When looking at the Neoplatonic mystical theology of Christianity, with people like Pseudo-Dionysius the Areopagite (late 5th to early 6th century), Johannes Scottus Eriugena (ca.800-ca.877 CE), Hildegard von Bingen (1098-1179 CE), Meister Eckhart OP (ca. 1260-ca. 1328 CE), Johannes Tauler OP (ca. 1300-1361 CE), Henry Suso OP (1295-1366 CE), Nicolaus Cusanus (1401-1464 CE), Teresa of Ávila (1515-1582 CE) and John of the Cross (1542-1591 CE), we find elements of the same tradition of which freemasonry draws its inspiration. The Neoplatonic tradition remained a living tradition only inside the monasteries, while the worldly church moved away from Platonism towards Aristotle. During the Renaissance philosophers like Basilios Bessarion (1403-1472 CE), Marsilio Ficino (1433-1499 CE) and Giovanni Pico della Mirandola (1463-1494 CE) would bring Neoplatonism back into the Western (Latin) secular world.

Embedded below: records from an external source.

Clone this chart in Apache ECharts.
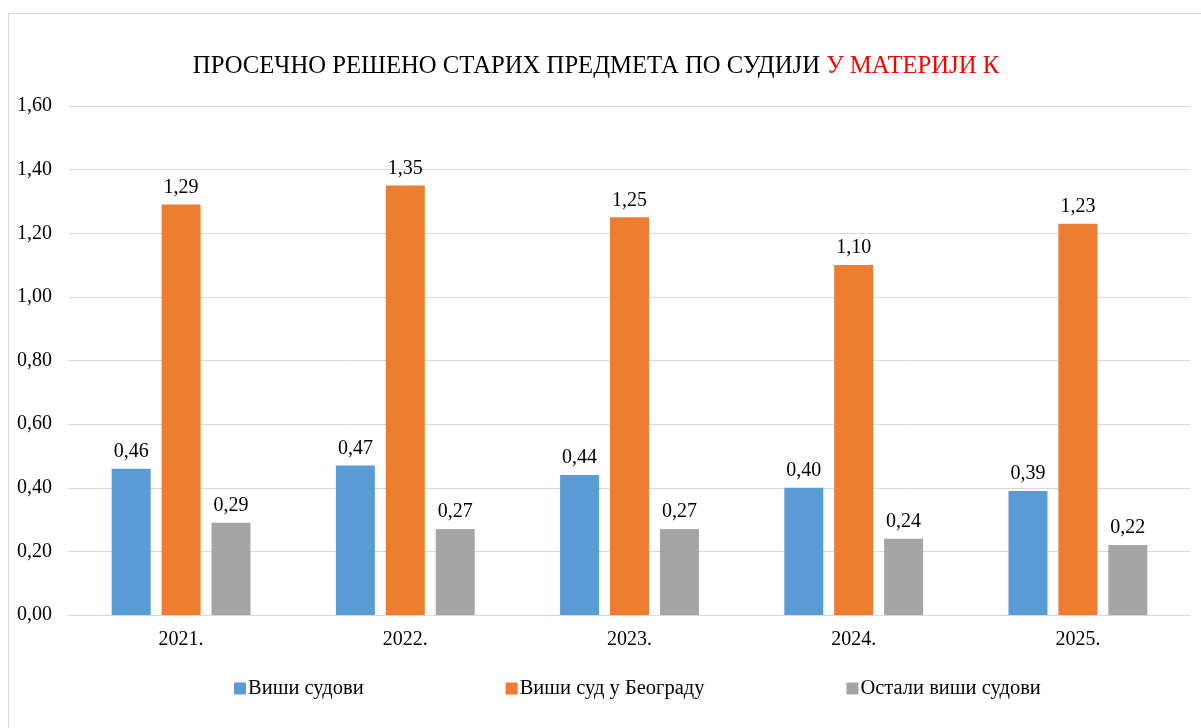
<!DOCTYPE html>
<html>
<head>
    <meta charset="utf-8">
    <title>ECharts</title>
    <script src="https://cdn.jsdelivr.net/npm/echarts@6/dist/echarts.min.js"></script>
    <style>
        html, body { margin: 0; padding: 0; background: #fff; }
        #frame { position: absolute; left: 8px; top: 13px; width: 1200px; height: 720px; border: 1px solid #d9d9d9; box-sizing: border-box; }
        #main { position: absolute; left: 0; top: 0; width: 1201px; height: 728px; }
    </style>
</head>
<body>
    <div id="frame"></div>
    <div id="main"></div>
    <script type="text/javascript">
        // подаци
        var categories = ['2021.', '2022.', '2023.', '2024.', '2025.'];
        var seriesNames = ['Виши судови', 'Виши суд у Београду', 'Остали виши судови'];
        var visiSudovi = [0.46, 0.47, 0.44, 0.40, 0.39];
        var visiSudBeograd = [1.29, 1.35, 1.25, 1.10, 1.23];
        var ostaliVisi = [0.29, 0.27, 0.27, 0.24, 0.22];
        var colors = ['#5B9BD5', '#ED7D31', '#A5A5A5'];

        var font = '"Liberation Serif", "DejaVu Serif", serif';
        function fmt(v) { return v.toFixed(2).replace('.', ','); }

        var myChart = echarts.init(document.getElementById('main'));

        function bar(name, data, color) {
            return {
                name: name,
                type: 'bar',
                data: data,
                barWidth: 39,
                barGap: '28%',
                itemStyle: { color: color },
                label: {
                    show: true,
                    position: 'top',
                    distance: 7,
                    color: '#000',
                    fontFamily: font,
                    fontSize: 20,
                    formatter: function (p) { return fmt(p.value); }
                }
            };
        }

        myChart.setOption({
            animation: false,
            title: {
                text: '{a|ПРОСЕЧНО РЕШЕНО СТАРИХ ПРЕДМЕТА ПО СУДИЈИ }{b|У МАТЕРИЈИ К}',
                left: 591,
                textAlign: 'center',
                top: 49,
                textStyle: {
                    rich: {
                        a: { fontFamily: font, fontSize: 24.7, fontWeight: 'normal', color: '#000' },
                        b: { fontFamily: font, fontSize: 24.7, fontWeight: 'normal', color: '#FF0000' }
                    }
                }
            },
            legend: {
                data: seriesNames,
                bottom: 24,
                left: 229,
                itemWidth: 12,
                itemHeight: 12,
                itemGap: 142,
                icon: 'rect',
                textStyle: { fontFamily: font, fontSize: 20.5, color: '#000', padding: [0, 0, 0, -3] }
            },
            grid: { left: 69, right: 11, top: 106, bottom: 113, containLabel: false },
            xAxis: {
                type: 'category',
                data: categories,
                axisLine: { lineStyle: { color: '#d9d9d9', width: 1 } },
                axisTick: { show: false },
                axisLabel: { color: '#000', fontFamily: font, fontSize: 20, margin: 15 }
            },
            yAxis: {
                type: 'value',
                min: 0,
                max: 1.6,
                interval: 0.2,
                axisLine: { show: false },
                axisTick: { show: false },
                splitLine: { lineStyle: { color: '#d9d9d9', width: 1 } },
                axisLabel: {
                    color: '#000', fontFamily: font, fontSize: 20, margin: 17,
                    formatter: function (v) { return fmt(v); }
                }
            },
            series: [
                bar(seriesNames[0], visiSudovi, colors[0]),
                bar(seriesNames[1], visiSudBeograd, colors[1]),
                bar(seriesNames[2], ostaliVisi, colors[2])
            ]
        });
    </script>
</body>
</html>
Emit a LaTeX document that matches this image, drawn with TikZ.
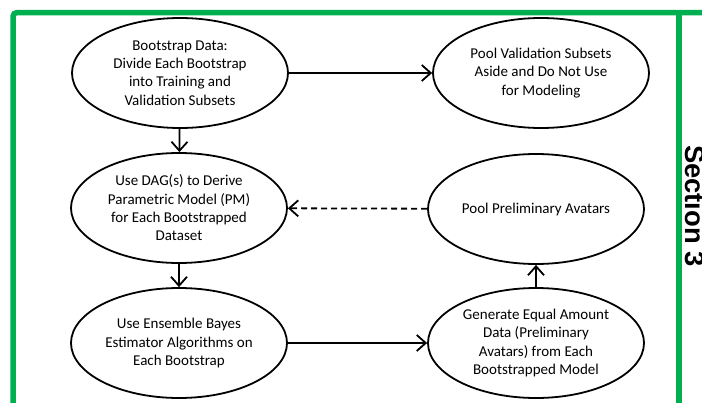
\documentclass[tikz,border=0pt]{standalone}
\usepackage{fontspec}
\setmainfont{Carlito}
\newfontfamily\secfont{Liberation Sans}
\usetikzlibrary{arrows.meta,shapes.geometric}
\definecolor{sgreen}{HTML}{00B050}
\begin{document}
\begin{tikzpicture}[x=1pt,y=-1pt,
  ell/.style={draw, line width=1.8pt, ellipse, minimum width=216pt, minimum height=110pt, inner sep=0pt,
    align=center, font=\fontsize{15}{18.3}\selectfont},
  arr/.style={line width=1.8pt, -{Straight Barb[length=9pt,width=16pt,line width=1.8pt]}},
  frame/.style={draw=sgreen, line width=5.5pt}]
\useasboundingbox (0,0) rectangle (702,402);
\begin{scope}
\clip (0,0) rectangle (702,402);
\draw[frame, rounded corners=4pt] (13,420) -- (13,12.5) -- (720,12.5);
\draw[frame] (679,12.5) -- (679,420);
\node[rotate=-90, font=\secfont\bfseries\fontsize{27.4}{30}\selectfont, inner sep=0pt] (sec) at (695,206) {Section 3};
\end{scope}
\node[ell] (e1) at (180,73) {Bootstrap Data:\\Divide Each Bootstrap\\into Training and\\Validation Subsets};
\node[ell] (e2) at (541,73) {Pool Validation Subsets\\Aside and Do Not Use\\for Modeling};
\node[ell] (e3) at (179,208) {Use DAG(s) to Derive\\Parametric Model (PM)\\for Each Bootstrapped\\Dataset};
\node[ell] (e4) at (536,209) {Pool Preliminary Avatars};
\node[ell] (e5) at (179,343) {Use Ensemble Bayes\\Estimator Algorithms on\\Each Bootstrap};
\node[ell] (e6) at (536,343) {Generate Equal Amount\\Data (Preliminary\\Avatars) from Each\\Bootstrapped Model};
\draw[arr] (e1) -- (e2);
\draw[arr] (e1) -- (e3);
\draw[arr, dashed, dash pattern=on 6pt off 4pt] (e4) -- (e3);
\draw[arr] (e3) -- (e5);
\draw[arr] (e5) -- (e6);
\draw[arr] (e6) -- (e4);
\end{tikzpicture}
\end{document}
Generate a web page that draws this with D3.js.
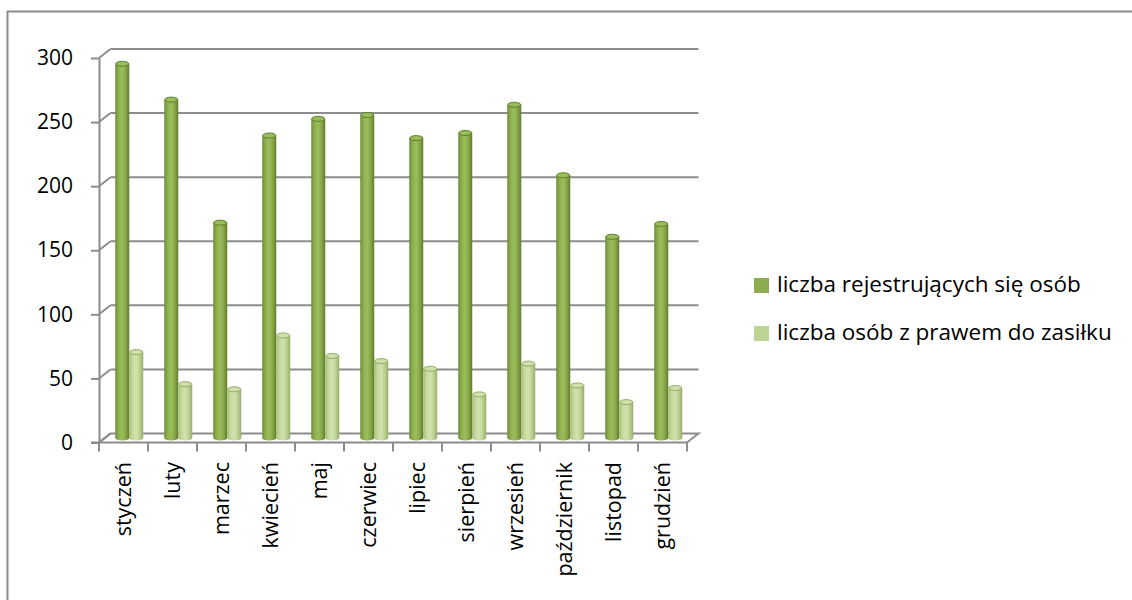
<!DOCTYPE html>
<html>
<head>
<meta charset="utf-8">
<script src="https://cdn.jsdelivr.net/npm/d3@7"></script>
<style>
  body { margin: 0; background: #fff; }
  svg text { font-family: "Open Sans", "Noto Sans", sans-serif; fill: #000; }
</style>
</head>
<body>
<svg id="chart" width="1132" height="600"></svg>
<script>
// chart data
var months = ["styczeń", "luty", "marzec", "kwiecień", "maj", "czerwiec",
              "lipiec", "sierpień", "wrzesień", "październik", "listopad", "grudzień"];
var seriesNames = ["liczba rejestrujących się osób", "liczba osób z prawem do zasiłku"];
var rejestrujacy = [292, 264, 168, 236, 249, 252, 234, 238, 260, 205, 157, 167];
var zasilek = [67, 42, 38, 80, 64, 60, 54, 34, 58, 41, 28, 39];
var yTicks = [0, 50, 100, 150, 200, 250, 300];

var svg = d3.select("#chart");

// 3d depth offset of the back wall
var depthX = 11.5, depthY = -9;

var x = d3.scaleBand().domain(months).range([99, 687]);
var y = d3.scaleLinear().domain([0, 300]).range([442.5, 58]);
var inner = d3.scaleBand().domain([0, 1]).range([0, x.bandwidth()]).paddingOuter(0.75);

var axisColor = "#8c8c8c";

// outer frame (cut off at right and bottom)
svg.append("rect")
    .attr("x", 7.5).attr("y", 11.5)
    .attr("width", 1140).attr("height", 620)
    .attr("fill", "none").attr("stroke", "#8a8a8a").attr("stroke-width", 2);

// gradients for the cylinders
var defs = svg.append("defs");
var grads = [
  {id: "g0", stops: ["#6c8c37", "#8fb24f", "#9bbd5c", "#86a747", "#5e7b2c"]},
  {id: "g1", stops: ["#a6bd78", "#c7da9f", "#d2e3ad", "#bdd191", "#96ad69"]}
];
grads.forEach(function(g) {
  var lg = defs.append("linearGradient").attr("id", g.id)
      .attr("x1", "0%").attr("x2", "100%").attr("y1", "0%").attr("y2", "0%");
  g.stops.forEach(function(c, i) {
    lg.append("stop").attr("offset", (i / (g.stops.length - 1) * 100) + "%").attr("stop-color", c);
  });
});
var capFill = ["#9abd5b", "#cfe0a9"];
var capStroke = ["#5f7c2e", "#93aa66"];

// back wall gridlines with the little diagonal joints
var grid = svg.append("g").attr("class", "grid");
grid.selectAll("line.back")
    .data(yTicks.slice(1))
  .enter().append("line")
    .attr("class", "back")
    .attr("x1", x.range()[0] + depthX).attr("x2", x.range()[1] + depthX)
    .attr("y1", function(d) { return y(d) + depthY; })
    .attr("y2", function(d) { return y(d) + depthY; })
    .attr("stroke", axisColor).attr("stroke-width", 2);
grid.selectAll("line.diag")
    .data(yTicks)
  .enter().append("line")
    .attr("class", "diag")
    .attr("x1", x.range()[0]).attr("x2", x.range()[0] + depthX)
    .attr("y1", function(d) { return y(d); })
    .attr("y2", function(d) { return y(d) + depthY; })
    .attr("stroke", axisColor).attr("stroke-width", 2);

// floor outline
svg.append("path")
    .attr("d", "M" + x.range()[0] + "," + y(0) +
               "L" + (x.range()[0] + depthX) + "," + (y(0) + depthY) +
               "L" + (x.range()[1] + depthX) + "," + (y(0) + depthY) +
               "L" + x.range()[1] + "," + y(0))
    .attr("fill", "none").attr("stroke", axisColor).attr("stroke-width", 2);

// y axis on the front edge
var yAxis = svg.append("g")
    .attr("transform", "translate(" + x.range()[0] + ",0)")
    .call(d3.axisLeft(y).tickValues(yTicks).tickSize(8).tickPadding(18).tickSizeOuter(0));
yAxis.select(".domain").attr("stroke", axisColor).attr("stroke-width", 2);
yAxis.selectAll(".tick line").attr("stroke", axisColor).attr("stroke-width", 2);
yAxis.selectAll(".tick text")
    .style("font-size", "21px").style("font-family", "'Open Sans', sans-serif")
    .attr("fill", "#000");

// x axis: line, boundary ticks, rotated labels
var xAxis = svg.append("g").attr("class", "x-axis");
xAxis.append("line")
    .attr("x1", x.range()[0] - 8).attr("x2", x.range()[1])
    .attr("y1", y(0)).attr("y2", y(0))
    .attr("stroke", axisColor).attr("stroke-width", 2);
xAxis.selectAll("line.tick")
    .data(months.map(function(m) { return x(m); }).concat([x.range()[1]]))
  .enter().append("line")
    .attr("class", "tick")
    .attr("x1", function(d) { return d; }).attr("x2", function(d) { return d; })
    .attr("y1", y(0)).attr("y2", y(0) + 9)
    .attr("stroke", axisColor).attr("stroke-width", 2);
xAxis.selectAll("text")
    .data(months)
  .enter().append("text")
    .attr("transform", function(d) {
      return "translate(" + (x(d) + x.bandwidth() / 2) + "," + 462 + ") rotate(-90)";
    })
    .attr("dy", "0.35em")
    .attr("text-anchor", "end")
    .style("font-size", "21.5px")
    .text(function(d) { return d; });

// cylinders
var rx = inner.bandwidth() / 2, ry = 2.5;
var series = [rejestrujacy, zasilek];
var barsG = svg.append("g").attr("class", "bars");

series.forEach(function(vals, si) {
  var g = barsG.append("g");
  var bar = g.selectAll("g.bar")
      .data(vals)
    .enter().append("g")
      .attr("class", "bar");

  bar.append("path")
      .attr("d", function(d, i) {
        var x0 = x(months[i]) + inner(si) + depthX / 2;
        var yt = y(d) + depthY / 2, yb = y(0) + depthY / 2;
        return "M" + x0 + "," + yt + "L" + x0 + "," + yb +
               "A" + rx + "," + ry + " 0 0 0 " + (x0 + 2 * rx) + "," + yb +
               "L" + (x0 + 2 * rx) + "," + yt + "Z";
      })
      .attr("fill", "url(#g" + si + ")");

  bar.append("ellipse")
      .attr("cx", function(d, i) { return x(months[i]) + inner(si) + depthX / 2 + rx; })
      .attr("cy", function(d) { return y(d) + depthY / 2; })
      .attr("rx", rx - 0.5).attr("ry", ry)
      .attr("fill", capFill[si])
      .attr("stroke", capStroke[si]).attr("stroke-width", 1);
});

// legend
var legend = svg.append("g").attr("class", "legend");
var legendItem = legend.selectAll("g")
    .data(seriesNames)
  .enter().append("g")
    .attr("transform", function(d, i) { return "translate(754," + (278 + i * 48) + ")"; });
legendItem.append("rect")
    .attr("width", 15).attr("height", 15)
    .attr("fill", function(d, i) { return i === 0 ? "#8cac4e" : "#bed495"; });
legendItem.append("text")
    .attr("x", 23).attr("y", 14)
    .style("font-size", "22.5px")
    .text(function(d) { return d; });
</script>
</body>
</html>
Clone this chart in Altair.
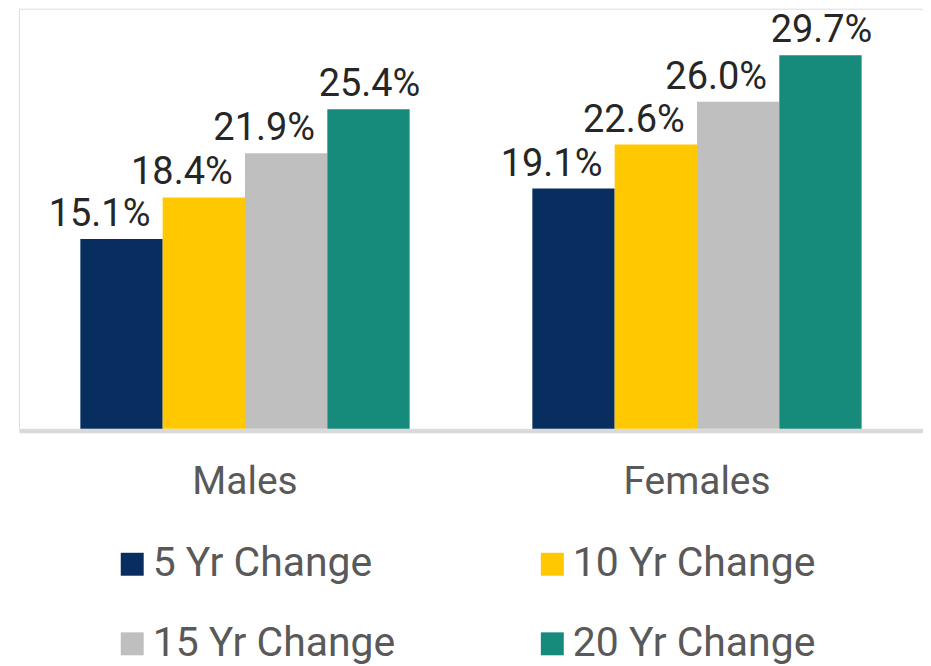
import altair as alt
import pandas as pd

groups = ["Males", "Females"]
series = ["5 Yr Change", "10 Yr Change", "15 Yr Change", "20 Yr Change"]
males = [15.1, 18.4, 21.9, 25.4]
females = [19.1, 22.6, 26.0, 29.7]
colors = ["#072e5f", "#ffc800", "#bfbfbf", "#168b7c"]

rows = []
for g, vals in zip(groups, [males, females]):
    for s, v in zip(series, vals):
        rows.append({"group": g, "series": s, "value": v, "label": f"{v:.1f}%"})
df = pd.DataFrame(rows)

FONT = "Roboto"

x = alt.X(
    "group:N",
    sort=groups,
    scale=alt.Scale(paddingInner=0.2715, paddingOuter=0.1358),
    axis=alt.Axis(
        title=None, labelAngle=0, labelFontSize=39, labelColor="#595959",
        labelFont=FONT, labelPadding=32, domainColor="#d9d9d9", domainWidth=4,
        ticks=False, tickSize=0, offset=2, labelBaseline="top",
    ),
)
xo = alt.XOffset("series:N", sort=series, scale=alt.Scale(paddingInner=0, paddingOuter=0))
y = alt.Y("value:Q", scale=alt.Scale(domain=[0, 33.4], nice=False, zero=True), axis=None)

bars = alt.Chart(df).mark_bar(cornerRadius=0).encode(
    x=x,
    xOffset=xo,
    y=y,
    color=alt.Color(
        "series:N",
        sort=series,
        scale=alt.Scale(domain=series, range=colors),
        legend=alt.Legend(
            title=None, orient="none", legendX=93, legendY=536, columns=2,
            direction="horizontal",
            symbolType="square", symbolSize=529, symbolStrokeWidth=0,
            labelFontSize=41, labelFont=FONT, labelColor="#595959",
            labelOffset=0, columnPadding=136, rowPadding=38, labelLimit=500,
            padding=0,
        ),
    ),
)

txt_base = alt.Chart(df).encode(x=x, xOffset=xo, y=y, text="label:N")
labels_a = txt_base.transform_filter(
    alt.FieldOneOfPredicate(field="series", oneOf=series[:3])
).mark_text(dy=-13, dx=-22, baseline="alphabetic", fontSize=38, font=FONT, color="#262626")
labels_b = txt_base.transform_filter(
    alt.FieldEqualPredicate(field="series", equal=series[3])
).mark_text(dy=-13, dx=1, baseline="alphabetic", fontSize=38, font=FONT, color="#262626")

chart = (
    alt.layer(bars, labels_a, labels_b)
    .properties(
        width=906,
        height=421,
        autosize=alt.AutoSizeParams(type="none"),
        padding={"left": 11, "top": 0, "right": 0, "bottom": 237},
    )
    .configure_view(strokeWidth=0, stroke="transparent", fill="white")
    .configure(background="white")
)

chart.save("out.html", embed_options={"renderer": "svg", "actions": False})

As the Neoplatonic tradition remained alive within the walls of monasteries such as with the Dominicans (Ordo Praedicatorum, OP), a monk or nun will understand the Neoplatonic symbolism of freemasonry, although he or she may not approve it of course.
Interesting enough, Joseph Ratzinger's doctoral dissertation Volk und Haus Gottes in Augustins Lehre von der Kirche (The People and the House of God in Augustine's Doctrine of the Church), which he defended 'summa cum laude' in 1951 and first published in 1954, dealt with Augustine of Hippo (354-430 CE), Plotinus (ca. 204/5-270 CE) and Porphyry (ca. 234-ca. 305 CE). The Dogmatic Constitution on the Church, Lumen Gentium (21 Nov. 1964), of the Second Vatican Council, claimed Augustine of Hippo's support for its doctrine that the Church is both spiritual and instututional. The monopoly exercised by neo-Thomists in the church collapsed after Vaticanum II, and Aquinas's influence was reduced but did not disappear (see also Culture and the Thomist Tradition: After Vatican II, Tracey Rowland, Routledge, 2003 and Religion and Dialectics, Anthony E. Mansueto, University Press of America, 2002, p. 157).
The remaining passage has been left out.